Pinkney was a founding trustee of The Carle, and its 2014 Carle Honors Artist. The Museum has featured his work in multiple exhibitions, including Our Voice: Celebrating the Coretta Scott King Illustrator Awards, Let’s Talk! Animals from the Collection, and Speechless: The Art of Wordless Picture Books. For many years, Pinkney served on the Museum’s Collections Committee, where he led efforts to diversify holdings and look at children’s literature through the lens of representation. In 2023, his widow Gloria Jean Pinkney donated to The Carle all preliminary and published images from his 2020 book The Little Mermaid. The following year, the Museum proudly purchased Pinkney’s iconic cover illustration of his Caldecott Medal winning title, The Lion & the Mouse.

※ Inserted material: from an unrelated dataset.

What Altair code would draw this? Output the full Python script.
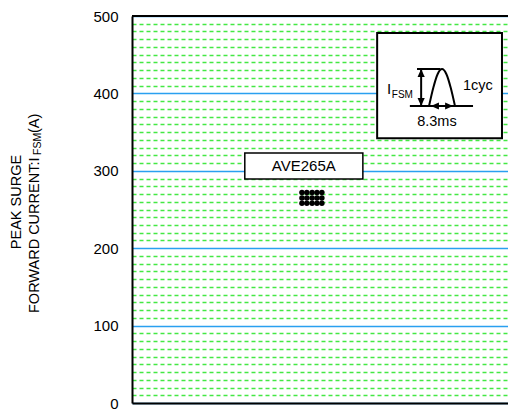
import altair as alt
import pandas as pd

# ---- data ----
sample_x = [45.2, 46.5, 47.9, 49.2, 50.5]       # horizontal positions of the samples
surge_rows = [272, 265, 258]                     # peak surge current values (A)
y_ticks = list(range(0, 501, 10))

ave_label = ["AVE265A"]
ave_box_x = [30.0, 61.4]
ave_box_y = [289.4, 323.0]
ave_text_pos = [45.7, 306.2]

# inset (waveform legend) in data units
inset_box_x = [65.2, 98.4]
inset_box_y = [342.0, 478.0]
inset_lines_x = [73.9, 76.9, 79.5, 75.8]
inset_lines_x2 = [90.7, 76.9, 85.4, 82.0]
inset_lines_y = [383.7, 383.7, 383.7, 431.5]
inset_lines_y2 = [383.7, 431.5, 383.7, 431.5]
curve_x = [79.0, 80.15, 81.3, 82.45, 83.6, 84.75, 85.9]
curve_y = [383.7, 407.6, 425.1, 431.5, 425.1, 407.6, 383.7]
head_x = [76.9, 76.9, 79.5, 85.4]
head_y = [431.5, 383.7, 383.7, 383.7]
head_shape = ["M 0 0 L 0.9 2 L -0.9 2 Z", "M 0 0 L 0.9 -2 L -0.9 -2 Z",
              "M 0 0 L 2 0.9 L 2 -0.9 Z", "M 0 0 L -2 0.9 L -2 -0.9 Z"]
inset_text = ["I", "FSM", "1cyc", "8.3ms"]
inset_text_x = [68.4, 71.9, 92.0, 81.1]
inset_text_y = [405.7, 398.5, 409.6, 363.0]
inset_text_size = [15, 10, 14.5, 14.5]

FONT = "Liberation Sans"


def X(field="x"):
    return alt.X(field, type="quantitative",
                 scale=alt.Scale(domain=[0, 100], nice=False, zero=True),
                 axis=alt.Axis(title=None, labels=False, ticks=False, grid=False,
                               domainColor="black", domainWidth=2))


def Y(field="y"):
    return alt.Y(field, type="quantitative",
                 scale=alt.Scale(domain=[0, 500], nice=False),
                 axis=alt.Axis(title=None, values=y_ticks, ticks=False,
                               labelExpr="datum.value % 100 === 0 ? datum.label : ''",
                               labelFontSize=15, labelColor="black", labelFont=FONT,
                               labelPadding=14, domainColor="black", domainWidth=2,
                               grid=True,
                               gridWidth={"condition": {"test": "datum.value % 100 === 0",
                                                        "value": 1.3},
                                          "value": 1.3},
                               gridColor={"condition": {"test": "datum.value % 100 === 0",
                                                        "value": "#2aa0f0"},
                                          "value": "#44e844"},
                               gridDash={"condition": {"test": "datum.value % 100 === 0",
                                                       "value": []},
                                         "value": [4, 3]}))


points = pd.DataFrame([{"x": x, "y": y} for y in surge_rows for x in sample_x])
dots = alt.Chart(points).mark_circle(size=30, color="black", opacity=1).encode(x=X(), y=Y())

ave_box = alt.Chart(pd.DataFrame({"x": [ave_box_x[0]], "x2": [ave_box_x[1]],
                                  "y": [ave_box_y[0]], "y2": [ave_box_y[1]]})).mark_rect(
    fill="white", stroke="black", strokeWidth=1.5).encode(
    x=X(), x2="x2", y=Y(), y2="y2")
ave_txt = alt.Chart(pd.DataFrame({"x": [ave_text_pos[0]], "y": [ave_text_pos[1]],
                                  "t": ave_label})).mark_text(
    font=FONT, fontSize=15, color="black", align="center", baseline="middle").encode(
    x=X(), y=Y(), text="t:N")

inset_box = alt.Chart(pd.DataFrame({"x": [inset_box_x[0]], "x2": [inset_box_x[1]],
                                    "y": [inset_box_y[0]], "y2": [inset_box_y[1]]})).mark_rect(
    fill="white", stroke="black", strokeWidth=2).encode(
    x=X(), x2="x2", y=Y(), y2="y2")
inset_lines = alt.Chart(pd.DataFrame({"x": inset_lines_x, "x2": inset_lines_x2,
                                      "y": inset_lines_y, "y2": inset_lines_y2})).mark_rule(
    color="black", strokeWidth=2).encode(x=X(), x2="x2", y=Y(), y2="y2")
curve = alt.Chart(pd.DataFrame({"x": curve_x, "y": curve_y, "o": list(range(len(curve_x)))})).mark_line(
    color="black", strokeWidth=2, interpolate="cardinal").encode(x=X(), y=Y(), order="o:Q")
heads = alt.Chart(pd.DataFrame({"x": head_x, "y": head_y, "s": head_shape})).mark_point(
    filled=True, color="black", opacity=1, size=64).encode(
    x=X(), y=Y(), shape=alt.Shape("s:N", scale=None))
inset_txt = alt.Chart(pd.DataFrame({"x": inset_text_x, "y": inset_text_y, "t": inset_text,
                                    "fs": inset_text_size})).mark_text(
    font=FONT, color="black", align="center", baseline="middle").encode(
    x=X(), y=Y(), text="t:N", size=alt.Size("fs:Q", scale=None))

top_border = alt.Chart(pd.DataFrame({"y": [500]})).mark_rule(
    color="black", strokeWidth=2).encode(y=Y(), x=alt.value(0), x2=alt.value(376))

title1 = alt.Chart(pd.DataFrame({"t": ["PEAK SURGE"]})).mark_text(
    font=FONT, fontSize=14.5, color="black", angle=270, align="center", baseline="middle").encode(
    x=alt.value(-115), y=alt.value(186), text="t:N")
title2a = alt.Chart(pd.DataFrame({"t": ["FORWARD CURRENT:I"]})).mark_text(
    font=FONT, fontSize=14.5, color="black", angle=270, align="left", baseline="middle").encode(
    x=alt.value(-97), y=alt.value(297), text="t:N")
title2b = alt.Chart(pd.DataFrame({"t": ["FSM"]})).mark_text(
    font=FONT, fontSize=10.5, color="black", angle=270, align="left", baseline="middle").encode(
    x=alt.value(-94), y=alt.value(139), text="t:N")
title2c = alt.Chart(pd.DataFrame({"t": ["(A)"]})).mark_text(
    font=FONT, fontSize=14.5, color="black", angle=270, align="left", baseline="middle").encode(
    x=alt.value(-97), y=alt.value(117), text="t:N")

chart = alt.layer(
    dots, ave_box, ave_txt, inset_box, inset_lines, curve, heads, inset_txt, top_border,
    title1, title2a, title2b, title2c
).properties(
    width=376, height=387,
    autosize=alt.AutoSizeParams(type="none"),
    padding={"left": 124, "top": 8, "right": 0, "bottom": 12},
).configure_view(stroke=None)

chart.save("out.html", embed_options={"renderer": "svg", "actions": False})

Here Pinkney’s well-dressed animals march across the book’s back and front covers (the empty space between them is for the book’s spine and title text). While the creatures inhabit a legendary world of folklore, Brer Rattlesnake’s direct stare and the sidelong glances of Brer Rabbit and Brer Fox indicate their awareness to our presence.
Pinkney’s narrative art is dense with detail and emotional resonance. In this scene from Uncle Remus, he portrays the blacksmith (a self-portrait of the artist) who has just captured Impty-Umpty in an iron box. Brer Rabbit, peering through an open window, witnesses the event. With pictures and words, Pinkney and author Julius Lester retain the spirit of the 19th-century African American folktales but rectify the racial stereotypes and associations to slavery.
Pinkney masterfully layered translucent watercolors for many of his artworks. Albidaro’s magnificent cloak glows as the Guardian of Children flies against the dark night sky towards dawn.